The effects of the global financial crisis (GFC) which took hold in late 2008 have almost worn off for most of the global food industry. But in 2008, the global dairy market took the sharpest and deepest hits from the GFC of all major food commodities. The volatile impacts on product and farmgate prices rattled the players in the dairy supply chain, but the greatest noise has been sustained by dairy farmers in both Europe and the US. Due to the strength of their political lobby in both regions – exercised in different ways, politicians have been brought into the game to address the problem.

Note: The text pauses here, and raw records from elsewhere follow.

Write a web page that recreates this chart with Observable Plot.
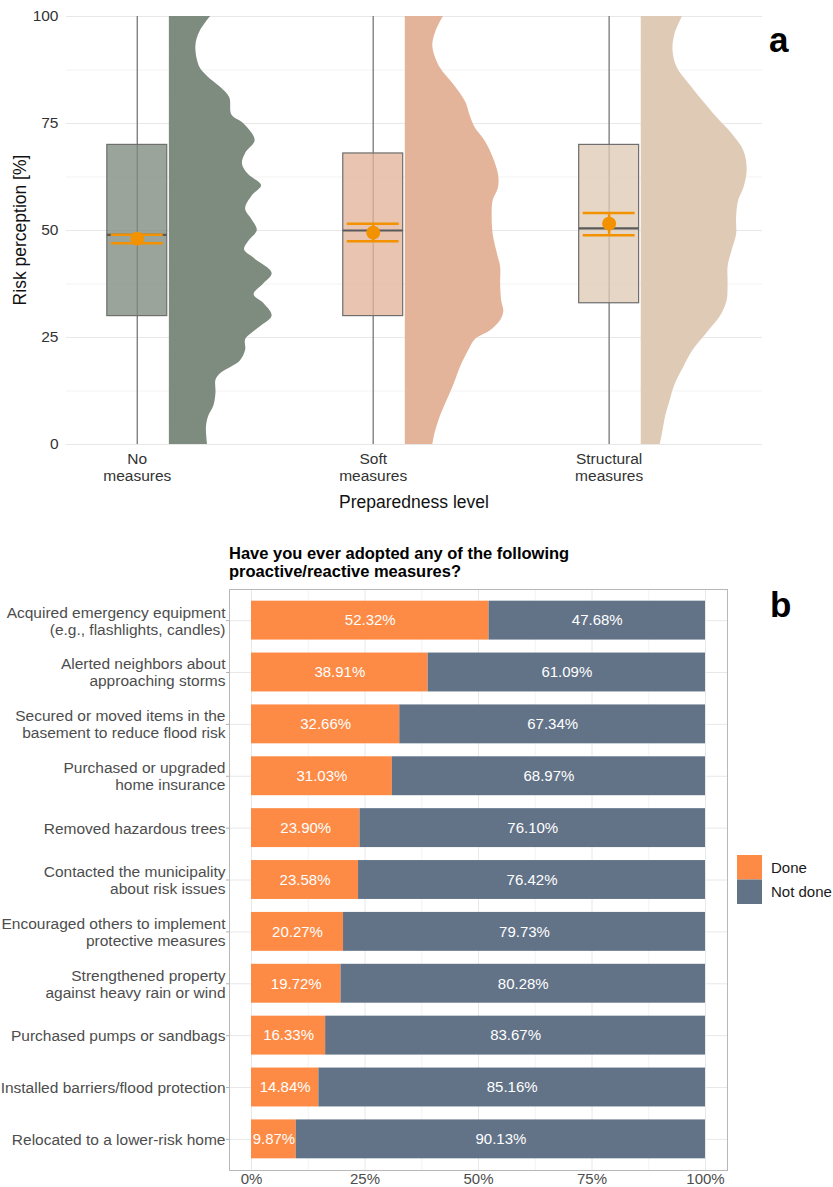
<!DOCTYPE html>
<html>
<head>
<meta charset="utf-8">
<script src="https://cdn.jsdelivr.net/npm/d3@7"></script>
<script src="https://cdn.jsdelivr.net/npm/@observablehq/plot@0.6"></script>
<style>
  html, body { margin: 0; padding: 0; background: #fff; overflow: hidden; }
  #root { position: relative; width: 833px; height: 1187px; }
  #root > svg { position: absolute; left: 0; }
</style>
</head>
<body>
<div id="root"></div>
<script>
// ---------- Panel a: risk perception by preparedness level ----------
const groups = ["No measures", "Soft measures", "Structural measures"];
const groupLabels = ["No\nmeasures", "Soft\nmeasures", "Structural\nmeasures"];
const groupColors = ["#7e8b7f", "#e3b49a", "#dfcab5"];
const riskTicks = [0, 25, 50, 75, 100];
const riskMinorTicks = [12.5, 37.5, 62.5, 87.5];

// box-plot summaries
const boxQ1 = [30, 30, 33];
const boxMedian = [49, 50, 50.5];
const boxQ3 = [70, 68, 70];
const whiskerLow = [0, 0, 0];
const whiskerHigh = [100, 100, 100];
// mean with confidence interval
const meanValue = [48.1, 49.5, 51.6];
const ciLow = [47, 47.5, 48.9];
const ciHigh = [49, 51.6, 54.1];

// half-violin densities (normalised so the widest point is 1)
const noMeasuresRisk = [100, 96.5, 93, 88, 86, 83.5, 81, 77, 75, 71, 68, 65.5, 63, 60.5, 58, 55, 52.5, 50, 47.5, 45.5, 43.5, 40, 37.5, 35, 33, 30, 27.5, 26, 24.5, 22, 19.5, 18, 16.5, 15, 12, 9, 6.5, 4, 0];
const noMeasuresDensity = [0.39, 0.29, 0.25, 0.29, 0.36, 0.48, 0.57, 0.59, 0.70, 0.81, 0.72, 0.69, 0.75, 0.87, 0.78, 0.72, 0.78, 0.83, 0.75, 0.71, 0.80, 0.97, 0.89, 0.80, 0.89, 0.97, 0.86, 0.78, 0.72, 0.72, 0.67, 0.58, 0.48, 0.44, 0.44, 0.42, 0.37, 0.35, 0.36];
const softRisk = [100, 96.5, 93, 88, 84, 80, 77, 74, 71, 67, 63, 60, 57, 54, 49, 44.5, 41.5, 37.5, 33.5, 31, 29, 26.5, 24.5, 22, 18, 14, 10, 6.5, 2.5, 0];
const softDensity = [0.36, 0.29, 0.26, 0.33, 0.46, 0.57, 0.61, 0.66, 0.75, 0.83, 0.88, 0.88, 0.83, 0.82, 0.83, 0.87, 0.90, 0.90, 0.91, 0.93, 0.90, 0.80, 0.66, 0.60, 0.52, 0.46, 0.39, 0.33, 0.28, 0.26];
const structuralRisk = [100, 96, 92, 88, 84, 80, 76.5, 72.5, 68.5, 64, 60, 57, 53, 49, 45.5, 41.5, 37.5, 33.5, 30, 26, 22, 18, 14, 10, 6.5, 2.5, 0];
const structuralDensity = [0.39, 0.32, 0.30, 0.34, 0.46, 0.59, 0.71, 0.86, 0.97, 1.00, 0.97, 0.92, 0.90, 0.90, 0.86, 0.82, 0.82, 0.81, 0.75, 0.62, 0.49, 0.40, 0.32, 0.27, 0.23, 0.20, 0.18];

// ---------- Panel b: adopted measures ----------
const measures = [
  "Acquired emergency equipment\n(e.g., flashlights, candles)",
  "Alerted neighbors about\napproaching storms",
  "Secured or moved items in the\nbasement to reduce flood risk",
  "Purchased or upgraded\nhome insurance",
  "Removed hazardous trees",
  "Contacted the municipality\nabout risk issues",
  "Encouraged others to implement\nprotective measures",
  "Strengthened property\nagainst heavy rain or wind",
  "Purchased pumps or sandbags",
  "Installed barriers/flood protection",
  "Relocated to a lower-risk home"
];
const donePct = [52.32, 38.91, 32.66, 31.03, 23.90, 23.58, 20.27, 19.72, 16.33, 14.84, 9.87];
const notDonePct = [47.68, 61.09, 67.34, 68.97, 76.10, 76.42, 79.73, 80.28, 83.67, 85.16, 90.13];
const statusLevels = ["Done", "Not done"];
const statusColors = ["#fd8b46", "#627388"];
const pctTicks = [0, 25, 50, 75, 100];
const pctMinorTicks = [12.5, 37.5, 62.5, 87.5];

const FONT = "'Liberation Sans', Arial, Helvetica, sans-serif";
const ORANGE = "#f29200";
const root = document.getElementById("root");

// ----- build panel a -----
const BOX_HALF = 0.127, VIOLIN_GAP = 0.136, VIOLIN_WIDTH = 0.449, CI_HALF = 0.11;
const cats = groups.map((g, i) => i + 1);
const boxRows = groups.map((g, i) => ({
  group: g, cat: i + 1, q1: boxQ1[i], med: boxMedian[i], q3: boxQ3[i],
  lo: whiskerLow[i], hi: whiskerHigh[i], mean: meanValue[i],
  ciLo: ciLow[i], ciHi: ciHigh[i], color: groupColors[i]
}));
const densitySets = [
  [noMeasuresRisk, noMeasuresDensity],
  [softRisk, softDensity],
  [structuralRisk, structuralDensity]
];
const violinMarks = densitySets.map(([risk, dens], i) =>
  Plot.areaX(risk.map((r, j) => ({risk: r, density: dens[j]})), {
    y: "risk",
    x1: () => i + 1 + VIOLIN_GAP,
    x2: d => i + 1 + VIOLIN_GAP + d.density * VIOLIN_WIDTH,
    fill: groupColors[i],
    curve: "catmull-rom"
  })
);

const plotA = Plot.plot({
  width: 833, height: 520,
  marginLeft: 66, marginRight: 71, marginTop: 16, marginBottom: 76,
  style: {fontFamily: FONT, fontSize: "15.5px", color: "#333", background: "transparent", overflow: "visible"},
  x: {type: "linear", domain: [0.7, 3.65], label: null},
  y: {domain: [0, 100], label: null},
  color: {type: "identity"},
  marks: [
    Plot.ruleY(riskMinorTicks, {stroke: "#f3f3f3", strokeWidth: 1}),
    Plot.ruleY(riskTicks, {stroke: "#e8e8e8", strokeWidth: 1}),
    Plot.ruleX(boxRows, {x: "cat", y1: "lo", y2: "hi", stroke: "#808080", strokeWidth: 1.4}),
    Plot.rect(boxRows, {
      x1: d => d.cat - BOX_HALF, x2: d => d.cat + BOX_HALF, y1: "q1", y2: "q3",
      fill: "color", fillOpacity: 0.78, stroke: "#6e6e6e", strokeWidth: 1.2
    }),
    Plot.ruleY(boxRows, {y: "med", x1: d => d.cat - BOX_HALF, x2: d => d.cat + BOX_HALF, stroke: "#5a5a5a", strokeWidth: 2.2}),
    ...violinMarks,
    Plot.ruleY(boxRows, {y: "ciLo", x1: d => d.cat - CI_HALF, x2: d => d.cat + CI_HALF, stroke: ORANGE, strokeWidth: 2.5}),
    Plot.ruleY(boxRows, {y: "ciHi", x1: d => d.cat - CI_HALF, x2: d => d.cat + CI_HALF, stroke: ORANGE, strokeWidth: 2.5}),
    Plot.ruleX(boxRows, {x: "cat", y1: "ciLo", y2: "ciHi", stroke: ORANGE, strokeWidth: 2.5}),
    Plot.dot(boxRows, {x: "cat", y: "mean", r: 7, fill: ORANGE}),
    Plot.axisY({ticks: riskTicks, tickSize: 0, tickPadding: 8, color: "#333", fontSize: 15.5}),
    Plot.axisX({ticks: cats, tickFormat: d => groupLabels[d - 1], tickSize: 0, tickPadding: 7, color: "#333", fontSize: 15.5, lineHeight: 1.1})
  ]
});
plotA.style.top = "0px";
root.appendChild(plotA);

// ----- build panel b -----
const barRows = [];
measures.forEach((m, i) => {
  barRows.push({measure: m, status: "Done", pct: donePct[i]});
  barRows.push({measure: m, status: "Not done", pct: notDonePct[i]});
});

const plotB = Plot.plot({
  width: 833, height: 657,
  marginLeft: 229, marginRight: 106, marginTop: 59, marginBottom: 17,
  style: {fontFamily: FONT, fontSize: "15px", color: "#4d4d4d", background: "transparent", overflow: "visible"},
  x: {domain: [0, 100], insetLeft: 22, insetRight: 22, label: null},
  y: {domain: measures, paddingInner: 0.25, paddingOuter: 0.225, round: false, label: null},
  color: {domain: statusLevels, range: statusColors},
  marks: [
    Plot.ruleX(pctMinorTicks, {stroke: "#f3f3f3"}),
    Plot.ruleX(pctTicks, {stroke: "#e8e8e8"}),
    Plot.gridY({stroke: "#e8e8e8", strokeOpacity: 1}),
    Plot.barX(barRows, {x: "pct", y: "measure", fill: "status"}),
    Plot.text(barRows, Plot.stackX({
      x: "pct", y: "measure", text: d => d.pct.toFixed(2) + "%",
      fill: "white", fontSize: 15
    })),
    Plot.frame({stroke: "#b8b8b8"}),
    Plot.axisY({tickSize: 3, tickPadding: 1, stroke: "#b3b3b3", color: "#4d4d4d", fontSize: 15.5, lineHeight: 1.1}),
    Plot.axisX({ticks: pctTicks, tickFormat: d => d + "%", tickSize: 0, tickPadding: 3, color: "#4d4d4d", fontSize: 15})
  ]
});
plotB.style.top = "530px";
root.appendChild(plotB);

// ----- titles, panel tags and legend -----
const overlay = d3.select(root).append("svg")
  .attr("width", 833).attr("height", 1187)
  .style("top", "0px").style("pointer-events", "none")
  .style("font-family", FONT);

overlay.append("text")
  .attr("transform", "translate(20,230) rotate(-90)")
  .attr("text-anchor", "middle").attr("dominant-baseline", "central")
  .attr("font-size", 17.5).attr("fill", "#111")
  .text("Risk perception [%]");
overlay.append("text")
  .attr("x", 414).attr("y", 508)
  .attr("text-anchor", "middle")
  .attr("font-size", 17.5).attr("fill", "#111")
  .text("Preparedness level");

overlay.append("text").attr("x", 769).attr("y", 52)
  .attr("font-size", 35).attr("font-weight", "bold").attr("fill", "#000").text("a");
overlay.append("text").attr("x", 770).attr("y", 617)
  .attr("font-size", 35).attr("font-weight", "bold").attr("fill", "#000").text("b");

const titleB = overlay.append("text").attr("font-size", 16.5).attr("font-weight", "bold").attr("fill", "#000");
titleB.append("tspan").attr("x", 229).attr("y", 559).text("Have you ever adopted any of the following");
titleB.append("tspan").attr("x", 229).attr("y", 577).text("proactive/reactive measures?");

const legend = overlay.append("g");
statusLevels.forEach((s, i) => {
  legend.append("rect").attr("x", 737).attr("y", 855 + i * 24.5)
    .attr("width", 25).attr("height", 24.5).attr("fill", statusColors[i]);
  legend.append("text").attr("x", 771).attr("y", 872.5 + i * 24.5)
    .attr("font-size", 15).attr("fill", "#1a1a1a").text(s);
});
</script>
</body>
</html>
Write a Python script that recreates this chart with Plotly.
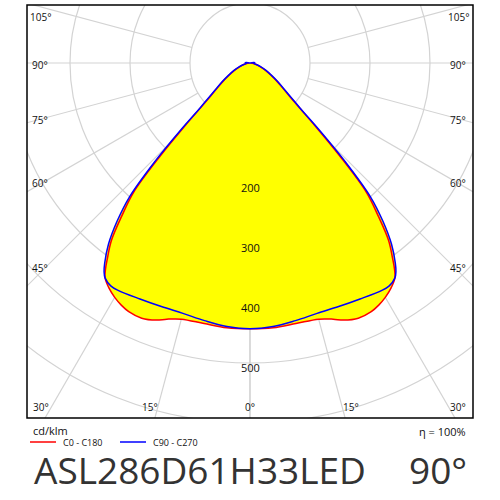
import numpy as np
import plotly.graph_objects as go

# gamma angles (deg) and intensities (cd/klm)
angles_red = [0, 5, 10, 15, 18, 20, 23, 26, 28, 30, 32, 34, 35, 36, 38, 40, 42, 44, 46, 48, 50, 52, 56, 60, 65, 70, 75, 80, 85, 90]
c0_c180 = [443, 443, 441, 442, 449, 456, 462, 461, 457, 451, 443, 432, 420, 405, 375, 332, 290, 215, 150, 108, 86, 72, 54, 40, 28, 18, 12, 7, 4, 1]
angles_blue = [0, 5, 10, 15, 20, 25, 30, 32, 34, 35, 36, 38, 40, 42, 44, 46, 48, 50, 52, 56, 60, 65, 70, 75, 80, 85, 88, 90, 92, 95, 98, 100]
c90_c270 = [443, 441, 436, 432, 432, 434, 438, 438, 432, 424, 412, 383, 345, 300, 228, 160, 112, 90, 75, 56, 42, 30, 20, 13, 8, 6, 6, 5, 6, 8, 6, 0]
rings = [100, 200, 300, 400, 500, 600, 700]
ring_labels = [200, 300, 400, 500]
spoke_angles = [0, 15, 30, 45, 60, 75, 90, 105]

def full_curve(ang, val):
    a = np.array(ang, float); v = np.array(val, float)
    a_full = np.concatenate([-a[::-1], a[1:]])
    v_full = np.concatenate([v[::-1], v[1:]])
    t = np.radians(a_full)
    return v_full * np.sin(t), -v_full * np.cos(t)

S = 0.6  # px per cd
X0 = 223 / S
YT, YB = 58 / S, -355 / S
fig = go.Figure()
grid = "#d3d3d3"
for r in rings:
    fig.add_shape(type="circle", x0=-r, x1=r, y0=-r, y1=r, line=dict(color=grid, width=1.2), layer="below")
for a in spoke_angles:
    for s in (-1, 1):
        t = np.radians(a) * s
        fig.add_shape(type="line", x0=100*np.sin(t), y0=-100*np.cos(t), x1=1200*np.sin(t), y1=-1200*np.cos(t),
                      line=dict(color=grid, width=1.2), layer="below")

xr, yr = full_curve(angles_red, c0_c180)
xb, yb = full_curve(angles_blue, c90_c270)
for x, y in ((xr, yr), (xb, yb)):
    fig.add_trace(go.Scatter(x=x, y=y, fill="toself", fillcolor="#ffff00", line=dict(width=0, shape="spline"), mode="lines", hoverinfo="skip"))
fig.add_trace(go.Scatter(x=xr, y=yr, mode="lines", line=dict(color="#ff0000", width=1.5, shape="spline")))
fig.add_trace(go.Scatter(x=xb, y=yb, mode="lines", line=dict(color="#0000ff", width=1.5, shape="spline")))

ann = []
for r in ring_labels:
    ann.append(dict(x=0, y=-r, text=str(r), showarrow=False, xref="x", yref="y", yshift=-4,
                    font=dict(size=11, color="#111")))
def py(p):
    return (418 - p) / 413
def px(p):
    return (p - 27) / 446
def A(x, y, text, size, color="#111", anchor="center"):
    return dict(x=px(x), y=py(y), text=text, showarrow=False, xref="paper", yref="paper",
                xanchor=anchor, yanchor="middle", font=dict(size=size, color=color))
side = [("105°", 17), ("90°", 65), ("75°", 120), ("60°", 183), ("45°", 268)]
for t, yy in side:
    ann.append(A(40, yy, t, 10))
    ann.append(A(458, yy, t, 10))
for t, xx in [("30°", 41), ("15°", 150), ("0°", 250), ("15°", 351), ("30°", 458)]:
    ann.append(A(xx, 407, t, 10))
ann += [
    A(31, 430, "cd/klm", 11, anchor="left"),
    A(61, 442, "C0 - C180", 9, anchor="left"),
    A(151, 442, "C90 - C270", 9, anchor="left"),
    A(468, 432, "η = 100%", 11, anchor="right"),
    A(32, 469, "ASL286D61H33LED", 37, "#333", "left"),
    A(469, 469, "90°", 37, "#333", "right"),
]
shapes_extra = [
    dict(type="rect", xref="paper", yref="paper", x0=0, x1=1, y0=0, y1=1, line=dict(color="black", width=1.5)),
    dict(type="line", xref="paper", yref="paper", x0=px(30), x1=px(56), y0=py(442), y1=py(442), line=dict(color="#ff0000", width=1.5)),
    dict(type="line", xref="paper", yref="paper", x0=px(120), x1=px(146), y0=py(442), y1=py(442), line=dict(color="#0000ff", width=1.5)),
]
for s in shapes_extra:
    fig.add_shape(**s)
fig.update_layout(
    width=500, height=500, margin=dict(l=27, r=27, t=5, b=82), showlegend=False,
    plot_bgcolor="white", paper_bgcolor="white", annotations=ann,
    font=dict(family="Open Sans"),
    xaxis=dict(range=[-X0, X0], visible=False, fixedrange=True),
    yaxis=dict(range=[YB, YT], visible=False, fixedrange=True),
)
fig.write_html("out.html", config={"displayModeBar": False},
               post_script="document.body.style.margin='0';document.body.style.overflow='hidden';")
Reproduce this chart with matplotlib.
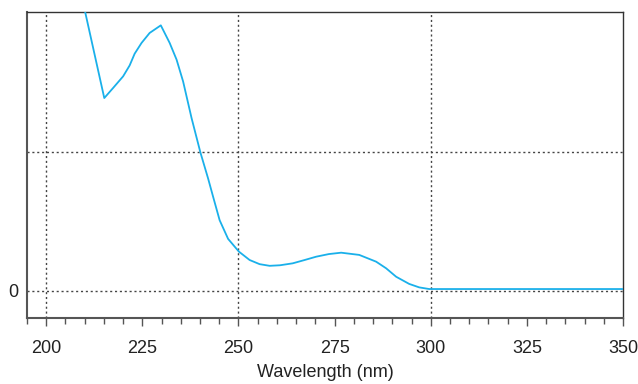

The problem in reality is that regulation of dairy production and prices in the US and Europe hasn’t served farmers like it was supposed in the grand design – by preventing exposure to volatility.
But now that the dust has almost settled, lawmakers on both sides of the Atlantic are trying to work out what to do about this problem dairy child. Six months ago the European Commission set up a leadership group to come up with some solutions to at least shelter their industry from uncertainty. The aptly-named High-Level Group (HLG) ran a fairly open process and delivered a wordy set of recommendations to the industry last week after gaining consensus of the 27 member states of the European Union. No small feat given the divergent historical attitudes to regulation of markets.
With an underlying EU commitment to get out of as much regulation as possible, the HLG’s remedies have largely focused on the process by which milk prices to farmers are set. It suggests a uniform contract structure, and that farmer organisations are allowed to bargain on behalf of farmers, which will need changes to competition law. It however (disappointingly) clings to the past and says that the EU should retain “safety net” measures, leaving the door open it seems for the EU to buy surplus product out of the market and to even leave export subsidies in place – which the EU had already pledged in the WTO to drop. The HLG outcomes will yet cause a stir within EU members, and have a long path before they are adopted anywhere as law. Meanwhile the EU will (in 2015) remove production quotas which limit individual farmer output – a move that will create at least 5 years of turbulence.
Not so easy on the other side of the Atlantic. The US government has for the past couple of years been taking ideas of how to make changes to a broken set of rules that tie regulated farmgate milk prices to the results from trading on a commodity exchange. Nothing could be more exposed to nervy sentiment. Farmers and processors agree that there is a need for price-protection in future, but they are miles apart of whether supply should be managed with the support of regulation.
It’s ironic – in the past the world market felt volatility due to the fallout from the application of various forms of farmer protection by these superpowers. Our industry will watch developments carefully to ensure that devils in different forms aren’t created from these bumbling processes.